# Work to do
Begin with the first line below and retype each line exactly through the line containing "import seaborn as sns". Any pictures are to be left out.

# Data extract
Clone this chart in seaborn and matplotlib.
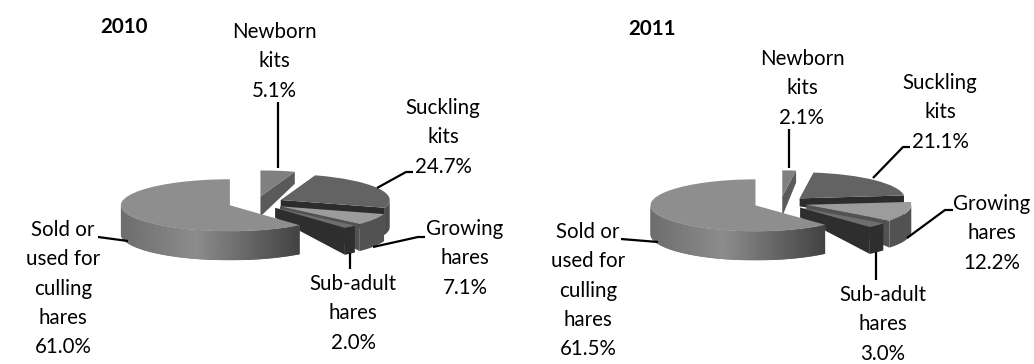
import matplotlib
matplotlib.use("Agg")
import matplotlib.pyplot as plt
from matplotlib.patches import Polygon
import numpy as np
import seaborn as sns

sns.set_theme(style="white")
plt.rcParams["font.family"] = ["Lato", "DejaVu Sans"]

# Share of each age class per year, clockwise from twelve o'clock
classes = ["Newborn\nkits", "Suckling\nkits", "Growing\nhares", "Sub-adult\nhares",
           "Sold or\nused for\nculling\nhares"]
shares_2010 = [5.1, 24.7, 7.1, 2.0, 61.0]
shares_2011 = [2.1, 21.1, 12.2, 3.0, 61.5]
years = ["2010", "2011"]

# Greys for the top faces, outer walls and cut faces
top_greys = ["#808080", "#636363", "#9c9c9c", "#6e6e6e", "#8e8e8e"]
wall_greys = ["#5c5c5c", "#4e4e4e", "#525252", "#2e2e2e", "#777777"]
cut_greys = ["#5a5a5a", "#2c2c2c", "#525252", "#2e2e2e", "#777777"]

W, H = 1034, 364
EXPLODE = 0.255
SQUASH_PX = 26
# Wall height at the rim and at the tip of each cut face, in pixels
RIM_DEPTH = [12, 27, 27, 27, 29]
TIP_DEPTH = [20, 8, 8, 10, 29]
# Painting order, rear slices first
Z_ORDER = [2, 1, 3, 4, 5]

plt.rcParams["figure.dpi"] = 100
fig = plt.figure(figsize=(W / 100, H / 100))


def pie_3d(ax, shares, rx, cx, cy):
    """Exploded pie with tilted top faces and extruded walls."""
    ax.set_position([0, 0, 1, 1])
    ax.patch.set_alpha(0)
    wedges, _ = ax.pie(shares, startangle=90, counterclock=False, radius=1,
                       explode=[EXPLODE] * len(shares), colors=top_greys,
                       wedgeprops={"linewidth": 0})
    ax.set_aspect("auto")
    ax.set_xlim(-cx / rx, (W - cx) / rx)
    ax.set_ylim(-(H - cy) / SQUASH_PX, cy / SQUASH_PX)

    edges = np.cumsum([0] + list(shares)) / sum(shares) * 360
    for i, wedge in enumerate(wedges):
        z = Z_ORDER[i] * 10
        wedge.set_zorder(z + 2)
        a0, a1 = edges[i], edges[i + 1]
        mid = np.radians((a0 + a1) / 2)
        ox, oy = EXPLODE * np.sin(mid), EXPLODE * np.cos(mid)
        rim_d = RIM_DEPTH[i] / SQUASH_PX
        tip_d = TIP_DEPTH[i] / SQUASH_PX

        # Outer wall along the visible part of the rim
        lo, hi = max(a0, 90), min(a1, 270)
        if hi > lo:
            t = np.radians(np.linspace(lo, hi, 80))
            x = ox + np.sin(t)
            y = oy + np.cos(t)
            pts = np.r_[np.c_[x, y], np.c_[x, y - rim_d][::-1]]
            wall = Polygon(pts, closed=True, fc=wall_greys[i], lw=0, zorder=z)
            ax.add_patch(wall)
            if i == len(shares) - 1:
                # Shaded wall of the largest slice: light centre-left, dark right
                xs = np.linspace(ox - 1, ox + np.sin(t).max(), 256)
                u = (xs - xs[0]) / (xs[-1] - xs[0])
                shade = np.interp(u, [0, 0.42, 1], [0.43, 0.55, 0.26])
                im = ax.imshow(shade[None, :], cmap="gray", vmin=0, vmax=1, aspect="auto",
                               extent=[xs[0], xs[-1], y.min() - rim_d, y.max()],
                               zorder=z + 1, interpolation="bilinear")
                im.set_clip_path(wall)
                ax.set_xlim(-cx / rx, (W - cx) / rx)
                ax.set_ylim(-(H - cy) / SQUASH_PX, cy / SQUASH_PX)

        # Cut face on the clockwise end of the slice
        if i < len(shares) - 1:
            e = np.radians(a1)
            ex, ey = ox + np.sin(e), oy + np.cos(e)
            face = [(ox, oy), (ex, ey), (ex, ey - rim_d), (ox, oy - tip_d)]
            ax.add_patch(Polygon(face, closed=True, fc=cut_greys[i], lw=0, zorder=z + 1))


ax_left = fig.add_axes([0, 0, 1, 1])
pie_3d(ax_left, shares_2010, 109, 256, 203)
ax_right = fig.add_axes([0, 0, 1, 1])
pie_3d(ax_right, shares_2011, 105, 780.5, 203)

# Overlay in figure pixels for titles, labels and leader lines
overlay = fig.add_axes([0, 0, 1, 1], zorder=5)
overlay.set_xlim(0, W)
overlay.set_ylim(H, 0)
overlay.axis("off")

FONT = 14.8
LEADING = 1.58
FIRST_LINE_OFFSET = 10


def label(x, y, name, share):
    overlay.text(x, y - FIRST_LINE_OFFSET, f"{name}\n{share:.1f}%", ha="center", va="top",
                 fontsize=FONT, color="black", linespacing=LEADING)


def leader(*pts, lw=1.6):
    xs, ys = zip(*pts)
    overlay.plot(xs, ys, color="black", lw=lw, solid_capstyle="butt")


overlay.text(124, 27, years[0], ha="center", va="center", fontsize=FONT, fontweight="bold", color="black")
overlay.text(652, 29, years[1], ha="center", va="center", fontsize=FONT, fontweight="bold", color="black")

for (x, y), name, share in zip([(274, 32), (443, 108), (465, 229), (353, 284), (63, 230)],
                               classes, shares_2010):
    label(x, y, name, share)
for (x, y), name, share in zip([(802, 59), (940, 83), (992, 204), (883, 295), (588, 232)],
                               classes, shares_2011):
    label(x, y, name, share)

leader((278, 102), (278, 168))
leader((413, 172), (406, 172), (377, 188))
leader((425, 237), (418, 237), (373, 247))
leader((350, 253), (350, 269))
leader((98, 237), (128, 241))

leader((789, 129), (789, 168))
leader((910, 147), (903, 147), (873, 178))
leader((953, 210), (945, 210), (907, 238))
leader((876, 252), (876, 280))
leader((621, 239), (658, 242))

fig.savefig("out.png", dpi=100)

# Task output
Clone this chart in seaborn and matplotlib.
import matplotlib
matplotlib.use("Agg")
import matplotlib.pyplot as plt
from matplotlib.patches import Polygon
import numpy as np
import seaborn as sns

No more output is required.